Frustration tightened her chest.

She picked up her black coffee and took a scalding sip.

She glanced up at the muted television mounted above the barista station.

The ticker at the bottom read: CANTRELL GROUP CEO FACES BOARD OUSTER OVER REFUSAL TO MARRY.

The screen flashed to a photograph of Jude Cantrell.

His face was a study in sharp angles and absolute cruelty.

His slate-gray eyes stared out from the screen, devoid of any warmth.

Alysia's brain immediately accessed the data from her previous simulations.

Jude Cantrell.

Ruthless. Cold. Currently fighting a massive internal war for control of his company's core AI division.

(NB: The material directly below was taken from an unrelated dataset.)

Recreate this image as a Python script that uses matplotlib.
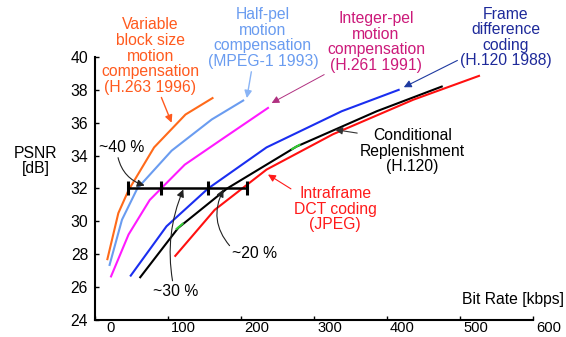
import numpy as np
import matplotlib
matplotlib.use("Agg")
import matplotlib.pyplot as plt
from matplotlib.transforms import ScaledTranslation

plt.rcParams['font.family'] = ['Liberation Sans', 'DejaVu Sans']

# rate-distortion curves (kbps, dB)
vbs_x = [17, 32, 46, 81, 124, 161]
vbs_y = [27.7, 30.5, 31.9, 34.5, 36.5, 37.5]
half_x = [20, 37, 58, 105, 160, 203]
half_y = [27.35, 30.1, 32.0, 34.3, 36.2, 37.35]
int_x = [22, 46, 75, 123, 174, 237]
int_y = [26.65, 29.2, 31.3, 33.45, 35.0, 36.9]
fd_x = [49, 98, 155, 235, 338, 416]
fd_y = [26.7, 29.7, 32.0, 34.5, 36.7, 38.0]
cr_x = [62, 114, 181, 276, 386, 475]
cr_y = [26.6, 29.6, 32.0, 34.55, 36.7, 38.2]
dct_x = [110, 164, 235, 326, 436, 526]
dct_y = [27.9, 30.7, 33.15, 35.3, 37.4, 38.85]
green_x = [112, 120, np.nan, 270, 280]
green_y = [29.55, 29.85, np.nan, 34.4, 34.65]

# bit-rate comparison at 32 dB
bar_level = 32
bar_x = [45, 90, 155, 208]

xticks = [0, 100, 200, 300, 400, 500, 600]
yticks = [24, 26, 28, 30, 32, 34, 36, 38, 40]

fig = plt.figure(figsize=(5.66, 3.37), dpi=100)
ax = fig.add_axes([0.1678, 0.0505, 0.7739, 0.7804])

lw = 1.5
ax.plot(vbs_x, vbs_y, color='#ff6a1a', lw=lw)
ax.plot(half_x, half_y, color='#6a9cf0', lw=lw)
ax.plot(int_x, int_y, color='#ff1aff', lw=lw)
ax.plot(fd_x, fd_y, color='#1a2ef0', lw=lw)
ax.plot(cr_x, cr_y, color='black', lw=lw)
ax.plot(dct_x, dct_y, color='#ff1010', lw=lw)
ax.plot(green_x, green_y, color='#33cc33', lw=lw)

ax.plot([bar_x[0], bar_x[-1]], [bar_level, bar_level], color='black', lw=1.8)
ax.plot(bar_x, [bar_level] * len(bar_x), '|', color='black', ms=10, mew=2.2)

fs = 11.3
ls = 1.05

ax.set_xlim(0, 600)
ax.set_ylim(24, 40)
ax.set_xticks(xticks)
ax.set_yticks(yticks)
ax.tick_params(direction='in', length=3, width=1, labelsize=fs)
ax.tick_params(axis='y', pad=5)
ax.tick_params(axis='x', pad=0.5, labelsize=10.6)
for lab in ax.get_xticklabels():
    lab.set_transform(lab.get_transform() + ScaledTranslation(0.155, 0, fig.dpi_scale_trans))
for s in ['top', 'right']:
    ax.spines[s].set_visible(False)
for s in ['left', 'bottom']:
    ax.spines[s].set_linewidth(1.5)

ax.text(-81, 33.67, 'PSNR\n[dB]', fontsize=fs, ha='center', va='center', linespacing=ls)
ax.text(642, 25.27, 'Bit Rate [kbps]', fontsize=fs, ha='right', va='center')

ax.annotate('Variable\nblock size\nmotion\ncompensation\n(H.263 1996)',
            xy=(105, 36.0), xytext=(76, 40.06), color='#ff5a1e', fontsize=fs,
            ha='center', va='center', linespacing=ls, annotation_clip=False,
            arrowprops=dict(arrowstyle='-|>', color='#ff5a1e', lw=1.0, mutation_scale=11,
                            shrinkA=0, shrinkB=0, relpos=(0.6, 0.0)))
ax.annotate('Half-pel\nmotion\ncompensation\n(MPEG-1 1993)',
            xy=(208, 37.5), xytext=(230, 41.15), color='#6a9cf0', fontsize=fs,
            ha='center', va='center', linespacing=ls, annotation_clip=False,
            arrowprops=dict(arrowstyle='-|>', color='#8ab4f5', lw=1.0, mutation_scale=11,
                            shrinkA=0, shrinkB=0, relpos=(0.4, 0.0)))
ax.annotate('Integer-pel\nmotion\ncompensation\n(H.261 1991)',
            xy=(242, 37.2), xytext=(385, 40.9), color='#cc1a7a', fontsize=fs,
            ha='center', va='center', linespacing=ls, annotation_clip=False,
            arrowprops=dict(arrowstyle='-|>', color='#b03080', lw=0.7, mutation_scale=11,
                            shrinkA=0, shrinkB=0, relpos=(0.0, 0.0)))
ax.annotate('Frame\ndifference\ncoding\n(H.120 1988)',
            xy=(423, 38.16), xytext=(563, 41.19), color='#1e2a9a', fontsize=fs,
            ha='center', va='center', linespacing=ls, annotation_clip=False,
            arrowprops=dict(arrowstyle='-|>', color='#1e3aa0', lw=0.8, mutation_scale=11,
                            shrinkA=0, shrinkB=0, relpos=(0.0, 0.15)))
ax.annotate('Conditional\nReplenishment\n(H.120)',
            xy=(329, 35.58), xytext=(435, 34.26), color='black', fontsize=fs,
            ha='center', va='center', linespacing=ls, annotation_clip=False,
            arrowprops=dict(arrowstyle='-|>', color='#333333', lw=0.8, mutation_scale=11,
                            shrinkA=0, shrinkB=0, relpos=(0.1, 0.85)))
ax.annotate('Intraframe\nDCT coding\n(JPEG)',
            xy=(237, 32.85), xytext=(329, 30.73), color='#ff1a1a', fontsize=fs,
            ha='center', va='center', linespacing=ls, annotation_clip=False,
            arrowprops=dict(arrowstyle='-|>', color='#ff1a1a', lw=0.8, mutation_scale=11,
                            shrinkA=0, shrinkB=0, relpos=(0.05, 0.85)))

for txt, xy, xytext, rad, rp in [('~40 %', (68, 32.18), (37, 34.5), 0.3, (0.4, 0.0)),
                                  ('~30 %', (121, 31.94), (110, 25.76), -0.15, (0.45, 1.0)),
                                  ('~20 %', (176, 31.94), (219, 28.06), -0.35, (0.0, 0.8))]:
    ax.annotate(txt, xy=xy, xytext=xytext, color='black', fontsize=fs,
                ha='center', va='center', annotation_clip=False,
                arrowprops=dict(arrowstyle='-|>', color='#222222', lw=0.8, mutation_scale=11,
                                shrinkA=0, shrinkB=0, relpos=rp,
                                connectionstyle=f'arc3,rad={rad}'))

fig.savefig('out.png', dpi=100)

He was the ultimate shield against the Kent family.

Alysia set her coffee down.

She pulled up a terminal window on her iPad and began typing lines of code.

She bypassed the firewall of the New York City Hall appointment registry.

She searched for any activity related to the Cantrell name.

A hit popped up.

Alex Vance, Jude's chief of staff, had just canceled a lunch reservation at a restaurant two blocks from City Hall.

Jude was down there.

He was either signing compliance documents or hiding from his grandfather's arranged marriage prospects.

Alysia closed the iPad and shoved it into her bag.

She threw a hundred-dollar bill on the table and ran out the door.

She flagged down a yellow cab.

"City Hall. Step on it."

The cab jerked forward, weaving violently through the midday traffic.

Alysia stared at her watch.

The minutes bled away.

When the cab finally screeched to a halt outside City Hall, Alysia saw them.

Three black, bulletproof SUVs were parked illegally by the curb.

The air around the vehicles felt heavy, dangerous.

Alysia took a deep breath, aligning her spine.

She pushed through the revolving doors, walking straight into the fire.